Collected material:
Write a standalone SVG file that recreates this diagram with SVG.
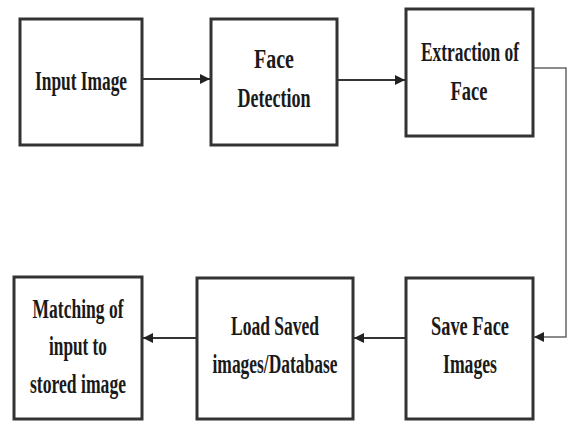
<svg xmlns="http://www.w3.org/2000/svg" width="568" height="422" viewBox="0 0 568 422">
<style>
.box{fill:#ffffff;stroke:#333333;stroke-width:3}
.t{font-family:"Liberation Serif","Times New Roman",serif;font-weight:bold;font-size:27px;fill:#1a1a1a;text-anchor:middle}
.c{fill:none;stroke:#333333;stroke-width:2}
.c2{fill:none;stroke:#666666;stroke-width:1.5}
</style>
<defs>
<marker id="ah" viewBox="0 0 10 10" refX="10" refY="5" markerWidth="10" markerHeight="10" markerUnits="userSpaceOnUse" orient="auto">
<path d="M0,0 L10,5 L0,10 Z" fill="#222222"/>
</marker>
</defs>
<rect width="568" height="422" fill="#ffffff"/>
<g id="connectors">
<line class="c" x1="143" y1="79" x2="210" y2="79" marker-end="url(#ah)"/>
<line class="c" x1="338" y1="80" x2="405" y2="80" marker-end="url(#ah)"/>
<path class="c2" d="M534,68 H566 V337 H534" marker-end="url(#ah)"/>
<line class="c" x1="405" y1="338" x2="354" y2="338" marker-end="url(#ah)"/>
<line class="c" x1="196" y1="338" x2="143" y2="338" marker-end="url(#ah)"/>
</g>
<g id="input-image">
<rect class="box" x="20" y="19" width="122" height="126"/>
<text class="t" x="81" y="90" textLength="92" lengthAdjust="spacingAndGlyphs">Input Image</text>
</g>
<g id="face-detection">
<rect class="box" x="211" y="19" width="126" height="126"/>
<text class="t" x="274" y="68" textLength="40" lengthAdjust="spacingAndGlyphs">Face</text>
<text class="t" x="274" y="107" textLength="73" lengthAdjust="spacingAndGlyphs">Detection</text>
</g>
<g id="extraction-of-face">
<rect class="box" x="406" y="9" width="127" height="127"/>
<text class="t" x="470" y="61" textLength="98" lengthAdjust="spacingAndGlyphs">Extraction of</text>
<text class="t" x="469" y="100" textLength="37" lengthAdjust="spacingAndGlyphs">Face</text>
</g>
<g id="save-face-images">
<rect class="box" x="406" y="278" width="127" height="141"/>
<text class="t" x="470" y="335" textLength="78" lengthAdjust="spacingAndGlyphs">Save Face</text>
<text class="t" x="470" y="373" textLength="54" lengthAdjust="spacingAndGlyphs">Images</text>
</g>
<g id="load-saved-images">
<rect class="box" x="197" y="278" width="156" height="141"/>
<text class="t" x="275" y="335" textLength="88" lengthAdjust="spacingAndGlyphs">Load Saved</text>
<text class="t" x="275" y="373" textLength="125" lengthAdjust="spacingAndGlyphs">images/Database</text>
</g>
<g id="matching">
<rect class="box" x="14" y="277" width="128" height="142"/>
<text class="t" x="78" y="318" textLength="91" lengthAdjust="spacingAndGlyphs">Matching of</text>
<text class="t" x="78" y="355" textLength="58" lengthAdjust="spacingAndGlyphs">input  to</text>
<text class="t" x="78" y="393" textLength="96" lengthAdjust="spacingAndGlyphs">stored image</text>
</g>
</svg>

Written task: Quote the data above in full, leaving out the pictures it holds.

Full answer:
Write a standalone SVG file that recreates this diagram with SVG.
<svg xmlns="http://www.w3.org/2000/svg" width="568" height="422" viewBox="0 0 568 422">
<style>
.box{fill:#ffffff;stroke:#333333;stroke-width:3}
.t{font-family:"Liberation Serif","Times New Roman",serif;font-weight:bold;font-size:27px;fill:#1a1a1a;text-anchor:middle}
.c{fill:none;stroke:#333333;stroke-width:2}
.c2{fill:none;stroke:#666666;stroke-width:1.5}
</style>
<defs>
<marker id="ah" viewBox="0 0 10 10" refX="10" refY="5" markerWidth="10" markerHeight="10" markerUnits="userSpaceOnUse" orient="auto">
<path d="M0,0 L10,5 L0,10 Z" fill="#222222"/>
</marker>
</defs>
<rect width="568" height="422" fill="#ffffff"/>
<g id="connectors">
<line class="c" x1="143" y1="79" x2="210" y2="79" marker-end="url(#ah)"/>
<line class="c" x1="338" y1="80" x2="405" y2="80" marker-end="url(#ah)"/>
<path class="c2" d="M534,68 H566 V337 H534" marker-end="url(#ah)"/>
<line class="c" x1="405" y1="338" x2="354" y2="338" marker-end="url(#ah)"/>
<line class="c" x1="196" y1="338" x2="143" y2="338" marker-end="url(#ah)"/>
</g>
<g id="input-image">
<rect class="box" x="20" y="19" width="122" height="126"/>
<text class="t" x="81" y="90" textLength="92" lengthAdjust="spacingAndGlyphs">Input Image</text>
</g>
<g id="face-detection">
<rect class="box" x="211" y="19" width="126" height="126"/>
<text class="t" x="274" y="68" textLength="40" lengthAdjust="spacingAndGlyphs">Face</text>
<text class="t" x="274" y="107" textLength="73" lengthAdjust="spacingAndGlyphs">Detection</text>
</g>
<g id="extraction-of-face">
<rect class="box" x="406" y="9" width="127" height="127"/>
<text class="t" x="470" y="61" textLength="98" lengthAdjust="spacingAndGlyphs">Extraction of</text>
<text class="t" x="469" y="100" textLength="37" lengthAdjust="spacingAndGlyphs">Face</text>
</g>
<g id="save-face-images">
<rect class="box" x="406" y="278" width="127" height="141"/>
<text class="t" x="470" y="335" textLength="78" lengthAdjust="spacingAndGlyphs">Save Face</text>
<text class="t" x="470" y="373" textLength="54" lengthAdjust="spacingAndGlyphs">Images</text>
</g>
<g id="load-saved-images">
<rect class="box" x="197" y="278" width="156" height="141"/>
<text class="t" x="275" y="335" textLength="88" lengthAdjust="spacingAndGlyphs">Load Saved</text>
<text class="t" x="275" y="373" textLength="125" lengthAdjust="spacingAndGlyphs">images/Database</text>
</g>
<g id="matching">
<rect class="box" x="14" y="277" width="128" height="142"/>
<text class="t" x="78" y="318" textLength="91" lengthAdjust="spacingAndGlyphs">Matching of</text>
<text class="t" x="78" y="355" textLength="58" lengthAdjust="spacingAndGlyphs">input  to</text>
<text class="t" x="78" y="393" textLength="96" lengthAdjust="spacingAndGlyphs">stored image</text>
</g>
</svg>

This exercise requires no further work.